Long-Term Habitat Degradation Drives Neotropical Macrophyte Species Loss While Assisting the Spread of Invasive Plant Species

The spread of invasive macrophyte species is a pressing threat to neotropical shallow lakes. Yet there are few studies addressing the full extent of biotic and abiotic changes that may occur in response to invasive species. Less is known of how other human-induced stressors such as eutrophication and lake draining may interact over time with invasive macrophytes to influence biodiversity. We combined limnological observations with paleoecological data from Fuquene Lake, Colombia, a eutrophic neotropical shallow lake, to provide information on the current and long-term (decades-centuries) dynamics of the spread of two well-established invasive plants Eichhornia crassipes and Egeria densa. We found a unique in macrophyte species composition in areas currently dominated by Egeria and Eichhornia.
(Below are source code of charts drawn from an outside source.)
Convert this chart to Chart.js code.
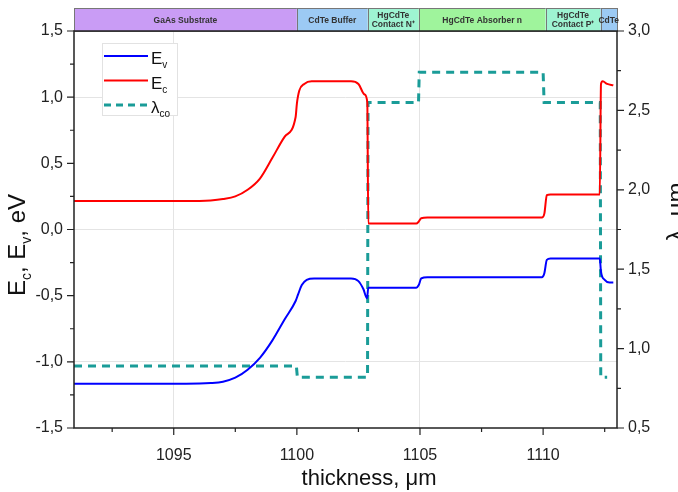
<!DOCTYPE html>
<html>
<head>
<meta charset="utf-8">
<script src="https://cdn.jsdelivr.net/npm/chart.js@4.4.1/dist/chart.umd.min.js"></script>
<style>
  body { margin: 0; background: #fff; }
  canvas { display: block; }
</style>
</head>
<body>
<canvas id="bandChart" width="678" height="492"></canvas>
<script>
const FONT = '"Liberation Sans", Arial, sans-serif';

// valence band edge Ev, eV (left axis)
const evThickness = [1090.95, 1095.5, 1096.5, 1097.0, 1097.5, 1098.0, 1098.5, 1099.0, 1099.5, 1099.95, 1100.05, 1100.2, 1100.4, 1100.7,
  1102.2, 1102.5, 1102.7, 1102.85, 1102.9, 1104.85, 1104.95, 1105.05, 1105.3, 1109.95, 1110.05, 1110.15, 1110.3,
  1112.3, 1112.35, 1112.5, 1112.7, 1112.85];
const evValues = [-1.165, -1.165, -1.16, -1.15, -1.12, -1.06, -0.97, -0.84, -0.68, -0.54, -0.49, -0.42, -0.38, -0.37,
  -0.37, -0.39, -0.45, -0.52, -0.44, -0.44, -0.42, -0.37, -0.36, -0.36, -0.33, -0.23, -0.22,
  -0.22, -0.32, -0.38, -0.40, -0.40];

// conduction band edge Ec, eV (left axis)
const ecThickness = [1090.95, 1095.5, 1096.5, 1097.0, 1097.5, 1098.0, 1098.5, 1099.0, 1099.5, 1099.95, 1100.0, 1100.1, 1100.3, 1100.6,
  1102.2, 1102.5, 1102.75, 1102.86, 1102.9, 1104.85, 1104.95, 1105.05, 1105.3, 1109.95, 1110.05, 1110.15, 1110.3,
  1112.3, 1112.35, 1112.42, 1112.6, 1112.85];
const ecValues = [0.215, 0.215, 0.22, 0.23, 0.25, 0.30, 0.385, 0.54, 0.70, 0.85, 0.95, 1.05, 1.10, 1.12,
  1.12, 1.10, 1.02, 0.96, 0.045, 0.045, 0.06, 0.085, 0.09, 0.09, 0.12, 0.26, 0.265,
  0.265, 1.10, 1.12, 1.10, 1.09];

// cut-off wavelength, um (right axis)
const lambdaThickness = [1090.95, 1099.98, 1100.02, 1102.87, 1102.89, 1104.94, 1104.97, 1110.0, 1110.04, 1112.32, 1112.34, 1112.6];
const lambdaValues = [0.89, 0.89, 0.82, 0.82, 2.55, 2.55, 2.74, 2.74, 2.55, 2.55, 0.82, 0.82];

// layer stack above the plot
const layerNames = [["GaAs Substrate"], ["CdTe Buffer"], ["HgCdTe", "Contact N\u207A"], ["HgCdTe Absorber n"], ["HgCdTe", "Contact P\u207A"], ["CdTe"]];
const layerStarts = [1090.95, 1100.0, 1102.88, 1104.95, 1110.1, 1112.33];
const layerEnds = [1100.0, 1102.88, 1104.95, 1110.1, 1112.33, 1113.0];
const layerColors = ["#c99cf5", "#9ccaf4", "#9ef4d2", "#9ff49c", "#9ef4d2", "#9ccaf4"];

// labelled ticks
const thicknessTicks = [1095, 1100, 1105, 1110];
const energyTicks = [-1.5, -1.0, -0.5, 0.0, 0.5, 1.0, 1.5];
const lambdaTicks = [0.5, 1.0, 1.5, 2.0, 2.5, 3.0];
const thicknessGrid = [1095, 1105];
const energyGrid = [-1.0, 0.0, 1.0];

const has = (list, v) => list.some(t => Math.abs(t - v) < 1e-6);
const comma = v => v.toFixed(1).replace(".", ",");
const pts = (xs, ys) => xs.map((x, i) => ({ x, y: ys[i] }));

function richText(ctx, parts, x, y, size, align) {
  const subSize = Math.round(size * 0.6);
  const widths = parts.map(([t, sub]) => {
    ctx.font = (sub ? subSize : size) + "px " + FONT;
    return ctx.measureText(t).width;
  });
  const total = widths.reduce((a, b) => a + b, 0);
  let cx = align === "center" ? x - total / 2 : x;
  ctx.textAlign = "left";
  ctx.textBaseline = "alphabetic";
  parts.forEach(([t, sub], i) => {
    ctx.font = (sub ? subSize : size) + "px " + FONT;
    ctx.fillText(t, cx, sub ? y + size * 0.25 : y);
    cx += widths[i];
  });
}

const layerBand = {
  id: "layerBand",
  afterDraw(chart) {
    const { ctx, chartArea } = chart;
    const x = chart.scales.x;
    const top = 8, bottom = chartArea.top;
    ctx.save();
    layerStarts.forEach((s, i) => {
      const x0 = x.getPixelForValue(Math.max(s, x.min));
      const x1 = x.getPixelForValue(Math.min(layerEnds[i], x.max));
      ctx.fillStyle = layerColors[i];
      ctx.fillRect(x0, top, x1 - x0, bottom - top);
      ctx.strokeStyle = "#777";
      ctx.lineWidth = 1;
      ctx.strokeRect(Math.round(x0) + 0.5, top + 0.5, Math.round(x1 - x0), bottom - top);
      const lines = layerNames[i];
      ctx.fillStyle = "#333";
      ctx.font = "bold 8.5px " + FONT;
      ctx.textAlign = "center";
      ctx.textBaseline = "middle";
      const cy = (top + bottom) / 2 + 1;
      lines.forEach((t, j) => ctx.fillText(t, (x0 + x1) / 2, cy + (j - (lines.length - 1) / 2) * 9));
    });
    ctx.restore();
  }
};

const frameAndTicks = {
  id: "frameAndTicks",
  afterDraw(chart) {
    const { ctx, chartArea: a } = chart;
    const { x, y, y1 } = chart.scales;
    ctx.save();
    ctx.strokeStyle = "#222";
    ctx.lineWidth = 1.5;
    ctx.strokeRect(a.left, a.top, a.right - a.left, a.bottom - a.top);
    ctx.lineWidth = 1.2;
    ctx.beginPath();
    x.ticks.forEach(t => {
      const p = x.getPixelForValue(t.value);
      const len = has(thicknessTicks, t.value) ? 7 : 4;
      ctx.moveTo(p, a.bottom);
      ctx.lineTo(p, a.bottom + len);
    });
    y.ticks.forEach(t => {
      const p = y.getPixelForValue(t.value);
      const len = has(energyTicks, t.value) ? 7 : 4;
      ctx.moveTo(a.left, p);
      ctx.lineTo(a.left - len, p);
    });
    y1.ticks.forEach(t => {
      const p = y1.getPixelForValue(t.value);
      const len = has(lambdaTicks, t.value) ? 7 : 4;
      ctx.moveTo(a.right, p);
      ctx.lineTo(a.right + len, p);
    });
    ctx.stroke();

    // axis titles
    ctx.fillStyle = "#111";
    richText(ctx, [["thickness, \u03BCm"]], 369, 485, 22, "center");
    ctx.save();
    ctx.translate(25, 245);
    ctx.rotate(-Math.PI / 2);
    richText(ctx, [["E"], ["c", true], [", E"], ["v", true], [", eV"]], 0, 0, 24, "center");
    ctx.restore();
    ctx.save();
    ctx.translate(684, 212);
    ctx.rotate(-Math.PI / 2);
    richText(ctx, [["\u03BB, \u03BCm"]], 0, 0, 24, "center");
    ctx.restore();

    // legend
    const items = [
      { color: "#0000ff", dash: [], width: 2, parts: [["E"], ["v", true]] },
      { color: "#ff0000", dash: [], width: 2, parts: [["E"], ["c", true]] },
      { color: "#1a9c98", dash: [7, 5], width: 3, parts: [["\u03BB"], ["co", true]] }
    ];
    ctx.fillStyle = "#fff";
    ctx.fillRect(102, 43, 76, 73);
    ctx.strokeStyle = "#e2e2e2";
    ctx.lineWidth = 1;
    ctx.strokeRect(102.5, 43.5, 75, 72);
    items.forEach((it, i) => {
      const ly = 56 + i * 24.5;
      ctx.strokeStyle = it.color;
      ctx.lineWidth = it.width;
      ctx.setLineDash(it.dash);
      ctx.beginPath();
      ctx.moveTo(104, ly);
      ctx.lineTo(148, ly);
      ctx.stroke();
      ctx.setLineDash([]);
      ctx.fillStyle = "#111";
      richText(ctx, it.parts, 151, ly + 8, 17, "left");
    });
    ctx.restore();
  }
};

new Chart(document.getElementById("bandChart"), {
  type: "line",
  data: {
    datasets: [
      {
        label: "Ev",
        data: pts(evThickness, evValues),
        borderColor: "#0000ff",
        borderWidth: 2,
        pointRadius: 0,
        cubicInterpolationMode: "monotone",
        yAxisID: "y"
      },
      {
        label: "Ec",
        data: pts(ecThickness, ecValues),
        borderColor: "#ff0000",
        borderWidth: 2,
        pointRadius: 0,
        cubicInterpolationMode: "monotone",
        yAxisID: "y"
      },
      {
        label: "λco",
        data: pts(lambdaThickness, lambdaValues),
        borderColor: "#1a9c98",
        borderWidth: 3,
        borderDash: [8, 6],
        pointRadius: 0,
        tension: 0,
        yAxisID: "y1"
      }
    ]
  },
  options: {
    responsive: false,
    animation: false,
    layout: { padding: { top: 31, left: 0, right: 0, bottom: 0 } },
    plugins: { legend: { display: false }, tooltip: { enabled: false } },
    scales: {
      x: {
        type: "linear",
        min: 1090.95,
        max: 1113,
        afterFit: s => { s.height = 64; },
        border: { display: false },
        grid: {
          color: c => (c.tick && has(thicknessGrid, c.tick.value) ? "#e4e4e4" : "transparent"),
          tickColor: "transparent",
          tickLength: 7
        },
        ticks: {
          stepSize: 2.5,
          includeBounds: false,
          autoSkip: false,
          maxRotation: 0,
          padding: 11,
          color: "#222",
          font: { family: FONT, size: 16 },
          callback: v => (has(thicknessTicks, v) ? String(v) : "")
        }
      },
      y: {
        position: "left",
        min: -1.5,
        max: 1.5,
        afterFit: s => { s.width = 74; },
        border: { display: false },
        grid: {
          color: c => (c.tick && has(energyGrid, c.tick.value) ? "#e4e4e4" : "transparent"),
          tickColor: "transparent",
          tickLength: 7
        },
        ticks: {
          stepSize: 0.25,
          autoSkip: false,
          padding: 4,
          color: "#222",
          font: { family: FONT, size: 16 },
          callback: v => (has(energyTicks, v) ? comma(v) : "")
        }
      },
      y1: {
        position: "right",
        min: 0.5,
        max: 3.0,
        afterFit: s => { s.width = 61; },
        border: { display: false },
        grid: { drawOnChartArea: false, tickColor: "transparent", tickLength: 7 },
        ticks: {
          stepSize: 0.25,
          autoSkip: false,
          padding: 4,
          color: "#222",
          font: { family: FONT, size: 16 },
          callback: v => (has(lambdaTicks, v) ? comma(v) : "")
        }
      }
    }
  },
  plugins: [layerBand, frameAndTicks]
});
</script>
</body>
</html>
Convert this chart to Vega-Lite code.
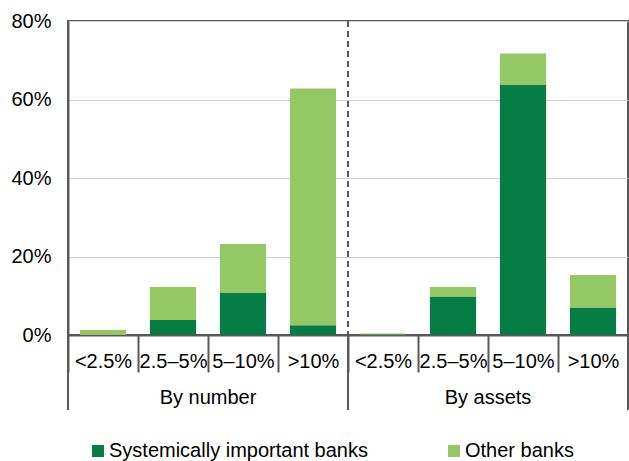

Eichhornia-dominated areas had 14 macrophyte species, turbid (secchi=19 +/- 6 cm) and poorly oxygenated (3.94 +/- 2.61 ppm) waters whereas Egeria-rich areas supported 5 species and had clearer (secchi=51 +/- 12 cm) and better-oxygenated (6.06 +/- 2.4 ppm) waters. Historical macrophyte community shifts were linked to eutrophication and lake level variation and characterized by the loss of charophytes and bryophytes before 1500 CE and subsequent reductions in Nymphaea sp., Potamogeton illinoensis and Najas guadalupensis in the early 1900s (lake draining). Eichhornia crassipes (since 1500 CE) and E. densa (early 1900s) occurred well before proposed dates of introduction (1950s and 1990 respectively). Both species have rapidly expanded since the 1990s along with Azolla filiculoides in response to an inflow water diversion scheme and heavy nutrient loads. Our results suggest that the spread of Eichhornia and Egeria was not responsible for native macrophyte species loss, but that their current dominance is exerting synergistic and antagonistic secondary effects on plant assemblages through habitat modification, competitive exclusion and promotion of habitat heterogeneity across the lake. It could therefore be misleading to suggest that invasive plants causes macrophyte species loss in degraded lakes. We suggest that aggressive species like Eichhornia, Azolla, and Egeria require hydrologically stable and eutrophic environments to spread; thus, management actions should focus on controlling these two factors. Our study demonstrates the need to use a long-term approach to fully-understand the effects of invasive macrophytes.